Repeat exactly the lines running from the first line of the data to the line containing "const points = timeValues.map((t, i)", both ends included, and nothing else; drop the pictures.

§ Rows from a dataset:
┄┄┄┄┄┄

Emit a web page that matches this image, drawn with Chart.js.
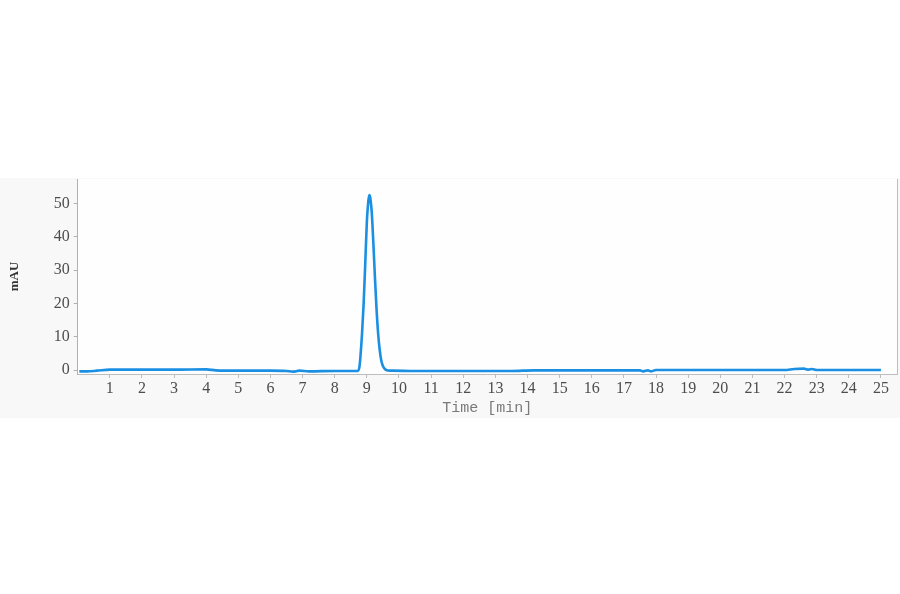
<!DOCTYPE html>
<html>
<head>
<meta charset="utf-8">
<title>Chromatogram</title>
<script src="https://cdn.jsdelivr.net/npm/chart.js@4.4.1/dist/chart.umd.min.js"></script>
<style>
    html, body { margin: 0; padding: 0; background: #ffffff; }
    #wrap { width: 900px; height: 594px; position: relative; }
</style>
</head>
<body>
<div id="wrap"><canvas id="chromChart"></canvas></div>
<script>
// Retention time (min) and detector signal (mAU)
const timeValues = [
    0.05, 0.3, 0.6, 1.0, 2.0, 3.0, 4.0, 4.3, 5.0, 6.0, 6.5, 6.7, 6.9, 7.2, 8.0, 8.5, 8.72,
    8.77, 8.80, 8.85, 8.90, 8.95, 9.00, 9.05, 9.08, 9.10, 9.15, 9.20, 9.25, 9.30, 9.35,
    9.40, 9.45, 9.50, 9.55, 9.62, 9.70, 9.80, 10.5, 12.0, 13.5, 14.2, 16.0, 17.5, 17.6,
    17.75, 17.85, 18.0, 20.0, 22.0, 22.3, 22.6, 22.75, 22.85, 23.0, 25.0
];
const signalValues = [
    -0.4, -0.4, -0.2, 0.1, 0.1, 0.1, 0.2, -0.1, -0.2, -0.2, -0.3, -0.5, -0.2, -0.4, -0.3, -0.3, -0.3,
    1.0, 4.0, 11.0, 20.0, 32.0, 44.5, 51.0, 52.5, 52.0, 47.5, 38.5, 28.0, 18.5, 11.0,
    6.0, 2.8, 1.2, 0.4, -0.1, -0.2, -0.2, -0.3, -0.3, -0.3, -0.1, -0.1, -0.1, -0.4,
    -0.1, -0.4, 0.0, 0.0, 0.0, 0.3, 0.4, 0.1, 0.3, 0.0, 0.0
];
const xTickValues = [1, 2, 3, 4, 5, 6, 7, 8, 9, 10, 11, 12, 13, 14, 15, 16, 17, 18, 19, 20, 21, 22, 23, 24, 25];
const yTickValues = [0, 10, 20, 30, 40, 50];

const points = timeValues.map((t, i) => ({ x: t, y: signalValues[i] }));

// faint panel behind the plot and the right frame line
const framePlugin = {
    id: "frame",
    beforeDraw(chart) {
        const { ctx, chartArea } = chart;
        ctx.save();
        ctx.fillStyle = "#f8f8f8";
        ctx.fillRect(0, 178, 900, 240);
        ctx.fillStyle = "#fefefe";
        ctx.fillRect(chartArea.left, chartArea.top, chartArea.right - chartArea.left, chartArea.bottom - chartArea.top);
        ctx.restore();
    },
    afterDraw(chart) {
        const { ctx, chartArea } = chart;
        ctx.save();
        ctx.strokeStyle = "#bdbdbd";
        ctx.lineWidth = 1;
        ctx.beginPath();
        ctx.moveTo(chartArea.right + 0.5, chartArea.top);
        ctx.lineTo(chartArea.right + 0.5, chartArea.bottom);
        ctx.stroke();
        ctx.restore();
    }
};

const ctx = document.getElementById("chromChart").getContext("2d");
new Chart(ctx, {
    type: "line",
    data: {
        datasets: [{
            label: "Signal",
            data: points,
            borderColor: "#1b8fe2",
            borderWidth: 2.6,
            pointRadius: 0,
            fill: false,
            cubicInterpolationMode: "monotone"
        }]
    },
    options: {
        responsive: true,
        maintainAspectRatio: false,
        animation: false,
        layout: { padding: { top: 179, right: 3, left: 0, bottom: 176 } },
        plugins: {
            legend: { display: false },
            tooltip: { enabled: false }
        },
        scales: {
            x: {
                type: "linear",
                min: 0,
                max: 25.5,
                afterFit: scale => { scale.height = 44; },
                afterBuildTicks: scale => { scale.ticks = xTickValues.map(v => ({ value: v })); },
                border: { display: true, color: "#bdbdbd", width: 1 },
                grid: { drawOnChartArea: false, drawTicks: true, tickLength: 4, color: "#bdbdbd" },
                ticks: {
                    padding: 1,
                    maxRotation: 0,
                    autoSkip: false,
                    color: "#4d4d4d",
                    font: { family: "Liberation Serif", size: 16 }
                },
                title: {
                    display: true,
                    text: "Time [min]",
                    color: "#7a7a7a",
                    padding: { top: 0, bottom: 1 },
                    font: { family: "Liberation Mono", size: 15 }
                }
            },
            y: {
                type: "linear",
                min: -1.2,
                max: 57.3,
                afterFit: scale => { scale.width = 77.7; },
                afterBuildTicks: scale => { scale.ticks = yTickValues.map(v => ({ value: v })); },
                border: { display: true, color: "#b0b0b0", width: 1 },
                grid: { drawOnChartArea: false, drawTicks: true, tickLength: 4, color: "#b0b0b0" },
                ticks: {
                    padding: 4,
                    color: "#4d4d4d",
                    font: { family: "Liberation Serif", size: 16 }
                },
                title: {
                    display: true,
                    text: "mAU",
                    color: "#333333",
                    padding: { top: 7, bottom: 0 },
                    font: { family: "Liberation Serif", size: 13, weight: "bold" }
                }
            }
        }
    },
    plugins: [framePlugin]
});
</script>
</body>
</html>
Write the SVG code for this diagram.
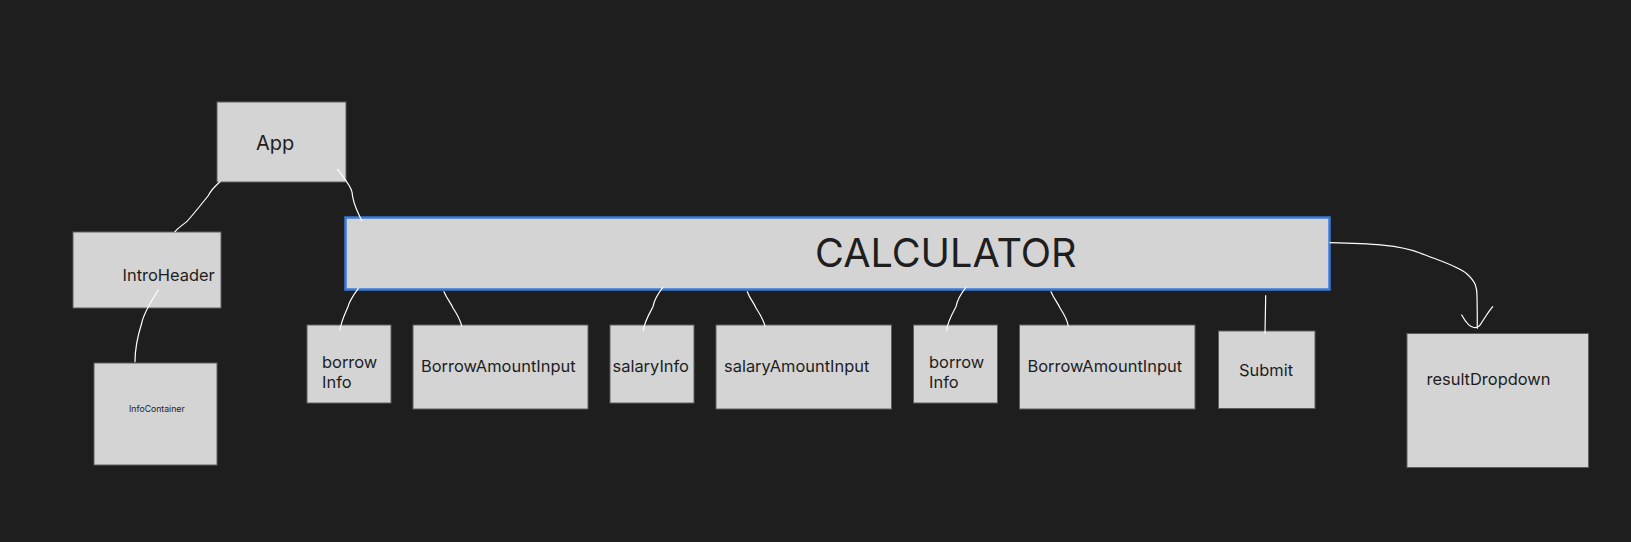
<svg xmlns="http://www.w3.org/2000/svg" width="1631" height="542" viewBox="0 0 1631 542">
<style>
.bg{fill:#1e1e1e}
.box{fill:#d4d4d4;stroke:#5e5e5e;stroke-width:1}
.calc{fill:#d4d4d4;stroke:#3b7ad9;stroke-width:2.5}
.t{font-family:Inter,"Noto Sans","Liberation Sans",sans-serif;fill:#1e1e1e;font-size:16.45px}
.link{fill:none;stroke:#ffffff;stroke-width:1.2;stroke-linecap:round}
</style>
<rect class="bg" x="0" y="0" width="1631" height="542"/>
<g id="App"><rect class="box" x="217" y="102" width="129" height="80"/><text class="t" x="256" y="150" style="font-size:20px">App</text></g>
<g id="IntroHeader"><rect class="box" x="73" y="232" width="148" height="76"/><text class="t" x="122.5" y="281">IntroHeader</text></g>
<g id="InfoContainer"><rect class="box" x="94" y="363" width="123" height="102"/><text class="t" x="129" y="412" style="font-size:8.7px">InfoContainer</text></g>
<g id="CALCULATOR"><rect class="calc" x="345.5" y="217.5" width="984" height="72"/><text class="t" x="815" y="267" style="font-size:39.6px">CALCULATOR</text></g>
<g id="borrowInfo1"><rect class="box" x="307" y="325" width="84" height="78"/><text class="t" x="322" y="367.5">borrow</text><text class="t" x="322" y="387.5">Info</text></g>
<g id="BorrowAmountInput1"><rect class="box" x="413" y="325" width="175" height="84"/><text class="t" x="421" y="371.5">BorrowAmountInput</text></g>
<g id="salaryInfo"><rect class="box" x="610" y="325" width="84" height="78"/><text class="t" x="612.5" y="371.5">salaryInfo</text></g>
<g id="salaryAmountInput"><rect class="box" x="716" y="325" width="175.5" height="84"/><text class="t" x="724" y="371.5">salaryAmountInput</text></g>
<g id="borrowInfo2"><rect class="box" x="913.5" y="325" width="84" height="78"/><text class="t" x="929" y="367.5">borrow</text><text class="t" x="929" y="387.5">Info</text></g>
<g id="BorrowAmountInput2"><rect class="box" x="1019.5" y="325" width="175.5" height="84"/><text class="t" x="1027.5" y="371.5">BorrowAmountInput</text></g>
<g id="Submit"><rect class="box" x="1218.5" y="331" width="96.5" height="77.5"/><text class="t" x="1239" y="375.5">Submit</text></g>
<g id="resultDropdown"><rect class="box" x="1407" y="333.5" width="181.5" height="134"/><text class="t" x="1426.5" y="385">resultDropdown</text></g>
<g id="connectors">
<path class="link" d="M220,181.7 C214,187 210,192 208,196 C200,206 192,216 186.7,221.7 C181,226 177,229 175,231.7"/>
<path class="link" d="M337.7,169.3 C344,178 351,186 352,192 C353,205 358,212 361.7,220.7"/>
<path class="link" d="M158.3,290 C150,303 143,316 141.7,323.3 C137,338 135,350 135,361.7"/>
<path class="link" d="M358.3,288.3 C352,297 349,302 348,306.7 C344,316 341,322 340,330"/>
<path class="link" d="M444,291.7 C447,299 451,303 453,308 C457,314 460,319 461.7,326"/>
<path class="link" d="M662.7,287.7 C657,295 654,301 653,306.7 C648,316 644,323 643.3,330.7"/>
<path class="link" d="M747.3,291.7 C750,299 754,303 756,308 C760,314 763,319 765,326"/>
<path class="link" d="M965.7,287.7 C960,295 957,301 956,306.7 C951,316 947,323 946.7,330.7"/>
<path class="link" d="M1051,291.7 C1054,299 1058,303 1060,308 C1064,314 1067,319 1068.3,326"/>
<path class="link" d="M1265.7,295.7 C1265.5,310 1265.2,322 1265,333.3"/>
<path class="link" d="M1330,242.7 C1370,243.5 1400,245 1420,253 C1440,261 1458,266 1467,274 C1476,282 1477,288 1477,296 C1477.3,310 1477.3,320 1477.3,328.3"/>
<path class="link" d="M1461.7,315 C1465,321 1469,327 1474,327.5 C1478,328 1480,326 1482,322 C1486,316 1489,311 1492.7,306.7"/>
</g>
</svg>
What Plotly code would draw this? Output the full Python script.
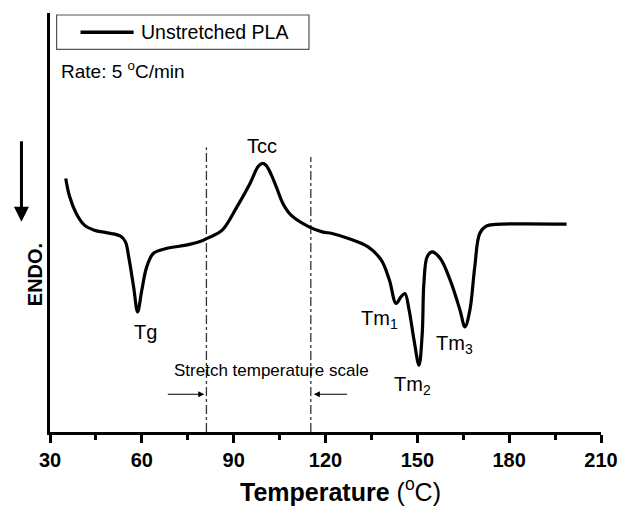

┄┄┄┄┄┄

§ Task answer:
Emit a web page that matches this image, drawn with Chart.js.
<!DOCTYPE html>
<html>
<head>
<meta charset="utf-8">
<title>Chromatogram</title>
<script src="https://cdn.jsdelivr.net/npm/chart.js@4.4.1/dist/chart.umd.min.js"></script>
<style>
    html, body { margin: 0; padding: 0; background: #ffffff; }
    #wrap { width: 900px; height: 594px; position: relative; }
</style>
</head>
<body>
<div id="wrap"><canvas id="chromChart"></canvas></div>
<script>
// Retention time (min) and detector signal (mAU)
const timeValues = [
    0.05, 0.3, 0.6, 1.0, 2.0, 3.0, 4.0, 4.3, 5.0, 6.0, 6.5, 6.7, 6.9, 7.2, 8.0, 8.5, 8.72,
    8.77, 8.80, 8.85, 8.90, 8.95, 9.00, 9.05, 9.08, 9.10, 9.15, 9.20, 9.25, 9.30, 9.35,
    9.40, 9.45, 9.50, 9.55, 9.62, 9.70, 9.80, 10.5, 12.0, 13.5, 14.2, 16.0, 17.5, 17.6,
    17.75, 17.85, 18.0, 20.0, 22.0, 22.3, 22.6, 22.75, 22.85, 23.0, 25.0
];
const signalValues = [
    -0.4, -0.4, -0.2, 0.1, 0.1, 0.1, 0.2, -0.1, -0.2, -0.2, -0.3, -0.5, -0.2, -0.4, -0.3, -0.3, -0.3,
    1.0, 4.0, 11.0, 20.0, 32.0, 44.5, 51.0, 52.5, 52.0, 47.5, 38.5, 28.0, 18.5, 11.0,
    6.0, 2.8, 1.2, 0.4, -0.1, -0.2, -0.2, -0.3, -0.3, -0.3, -0.1, -0.1, -0.1, -0.4,
    -0.1, -0.4, 0.0, 0.0, 0.0, 0.3, 0.4, 0.1, 0.3, 0.0, 0.0
];
const xTickValues = [1, 2, 3, 4, 5, 6, 7, 8, 9, 10, 11, 12, 13, 14, 15, 16, 17, 18, 19, 20, 21, 22, 23, 24, 25];
const yTickValues = [0, 10, 20, 30, 40, 50];

const points = timeValues.map((t, i) => ({ x: t, y: signalValues[i] }));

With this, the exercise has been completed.